SA MAJESTÉ LA REINE,

intimée,

Dossier : 2018-3838(IT)G

ET ENTRE :

SURINDER SINGH DHERIA,

appelant,

et

SA MAJESTÉ LA REINE,

intimée,

Dossier : 2018-3840(IT)G

ET ENTRE :

RAVINDER SINGH DHERIA,

appelant,

et

SA MAJESTÉ LA REINE,

intimée,

Dossier : 2018-3836(IT)G

ET ENTRE :

PARAMJIT SINGH DHERIA,

appelant,

et

SA MAJESTÉ LA REINE,

intimée.

[TRADUCTION FRANÇAISE OFFICIELLE]

 


 

Représentant des appelants :

Hesham El Shaboury

Avocat de l’intimée :

Me Sébastien Budd

 

ORDONNANCE

ATTENDU QUE les appelants ont chacun présenté une requête par laquelle ils demandent une ordonnance leur permettant d’être représentés par leur comptable, M. Hesham El Shaboury, dans leurs appels régis par la procédure générale;

ET ATTENDU QUE l’intimée s’est opposée aux requêtes;

VU les observations écrites de l’intimée (les appelants n’ont pas présenté d’observations écrites) et les moyens invoqués par les appelants dans leurs avis de requête et les affirmations de M. El Shaboury dans son affidavit déposé à l’appui des requêtes;

LA COUR ORDONNE QUE les requêtes des quatre appelants soient rejetées, sans dépens. La Cour leur enjoint de retenir les services d’un avocat pour les quatre appels en l’espèce interjetés sous le régime de la procédure générale et d’informer le greffe de l’identité de leur avocat ou de leurs avocats dans les 60 jours suivant la présente ordonnance, à défaut de quoi l’intimée pourra présenter une requête en rejet des appels. Si les appelants ou l’un d’entre eux souhaitent que leur appel soit entendu sous le régime de la procédure informelle, la question de la représentation dans de tels appels pourra être réexaminée sur présentation d’une nouvelle demande à cet égard.

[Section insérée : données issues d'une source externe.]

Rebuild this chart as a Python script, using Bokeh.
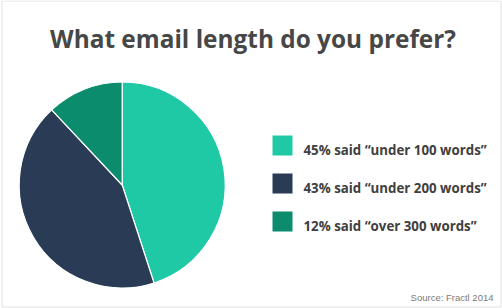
import math
from bokeh.plotting import figure
from bokeh.models import Range1d, ColumnDataSource
from bokeh.core.properties import value
from bokeh.embed import file_html
from bokeh.resources import INLINE

# ---- data ----
title_text = "What email length do you prefer?"
categories = ["under 100 words", "under 200 words", "over 300 words"]
percents = [45, 43, 12]
colors = ["#20c9a5", "#2a3c55", "#0a8c6d"]
source_text = "Source: Fractl 2014"

W, H = 502, 308
p = figure(width=W, height=H, output_backend="svg", toolbar_location=None,
           x_range=Range1d(0, W), y_range=Range1d(0, H), min_border=0)
p.axis.visible = False
p.grid.visible = False
p.outline_line_color = None
p.background_fill_color = "white"
p.border_fill_color = "white"

def sy(y):
    return H - y

# frame border
p.quad(left=[1.5], right=[500.5], bottom=[sy(306.5)], top=[sy(0.5)],
       fill_color=None, line_color="#e2e2e2", line_width=1)

# pie
total = sum(percents)
starts, ends = [], []
a = math.pi / 2
for v in percents:
    starts.append(a)
    a -= v / total * 2 * math.pi
    ends.append(a)
cx, cy, r = 121.7, sy(184.5), 103
src = ColumnDataSource(dict(start=starts, end=ends, color=colors,
                            x=[cx] * 3, y=[cy] * 3))
p.wedge(x="x", y="y", radius=r, start_angle="start", end_angle="end",
        direction="clock", fill_color="color", line_color="white",
        line_width=1.2, source=src)

# legend
labels = [f"{pc}% said \u201c{c}\u201d" for pc, c in zip(percents, categories)]
ly = [sy(145 + 38 * i) for i in range(len(labels))]
p.rect(x=[282] * 3, y=ly, width=20, height=20, fill_color=colors, line_color=None)
tly = [sy(149 + 38 * i) for i in range(len(labels))]
p.text(x=[303] * 3, y=tly, text=labels, text_font=value("Open Sans"),
       text_font_style="bold", text_font_size="13.3px", text_color="#404040",
       text_baseline="alphabetic", text_align="left")

# title
p.text(x=[252.5], y=[sy(37.7)], text=[title_text], text_font=value("Open Sans"),
       text_font_style="bold", text_font_size="24.4px", text_color="#474747",
       text_baseline="alphabetic", text_align="center")

# source
p.text(x=[493], y=[sy(297)], text=[source_text], text_font=value("Liberation Sans"),
       text_font_size="9.5px", text_color="#7a7a7a",
       text_baseline="alphabetic", text_align="right")

open("out.html", "w").write(file_html(p, INLINE))
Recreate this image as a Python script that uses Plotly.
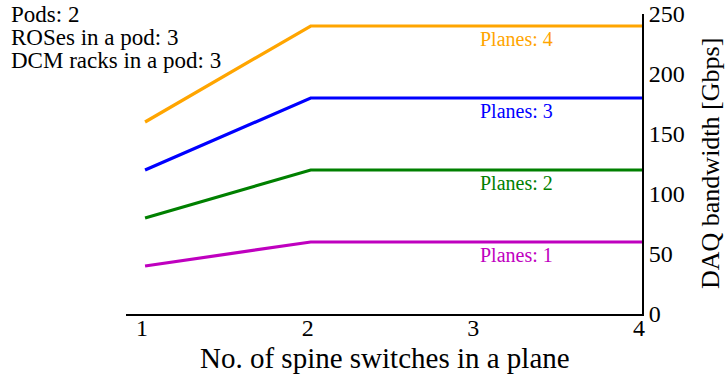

Signé à Toronto (Ontario), ce 21e jour de janvier 2019.

« B. Russell »

Le juge Russell

Traduction certifiée conforme

ce 14e jour d’octobre 2020.

Elisabeth Ross, jurilinguiste


Référence : 2019 CCI 20

Date : 20190207

Dossier : 2018-3663(IT)G

ENTRE :

SUTLEJ FOODS INC.,

appelante,

et

SA MAJESTÉ LA REINE,

intimée,

Dossier : 2018-3838(IT)G

ET ENTRE :

SURINDER SINGH DHERIA,

appelant,

et

SA MAJESTÉ LA REINE,

intimée,

Dossier : 2018-3840(IT)G

ET ENTRE :

RAVINDER SINGH DHERIA,

appelant,

et

SA MAJESTÉ LA REINE,

intimée,

Dossier : 2018-3836(IT)G

ET ENTRE :

PARAMJIT SINGH DHERIA,

appelant,

et

SA MAJESTÉ LA REINE,

intimée.

[TRADUCTION FRANÇAISE OFFICIELLE]

MOTIFS DE L’ORDONNANCE MODIFIÉS

Le juge Russell

[1] La personne morale appelante et trois personnes physiques appelantes ont demandé l’autorisation d’être représentées par leur comptable, M. Hesham El Shaboury, CPA, CGA, dans le cadre de leurs appels respectifs (qui devraient être entendus conjointement en raison d’opérations communes) plutôt que de retenir les services d’un avocat. Dans chacune de ces requêtes, les appelants font valoir qu’ils n’ont pas les ressources financières pour retenir les services d’un avocat et qu’il serait beaucoup moins cher de retenir les services de M. El Shaboury.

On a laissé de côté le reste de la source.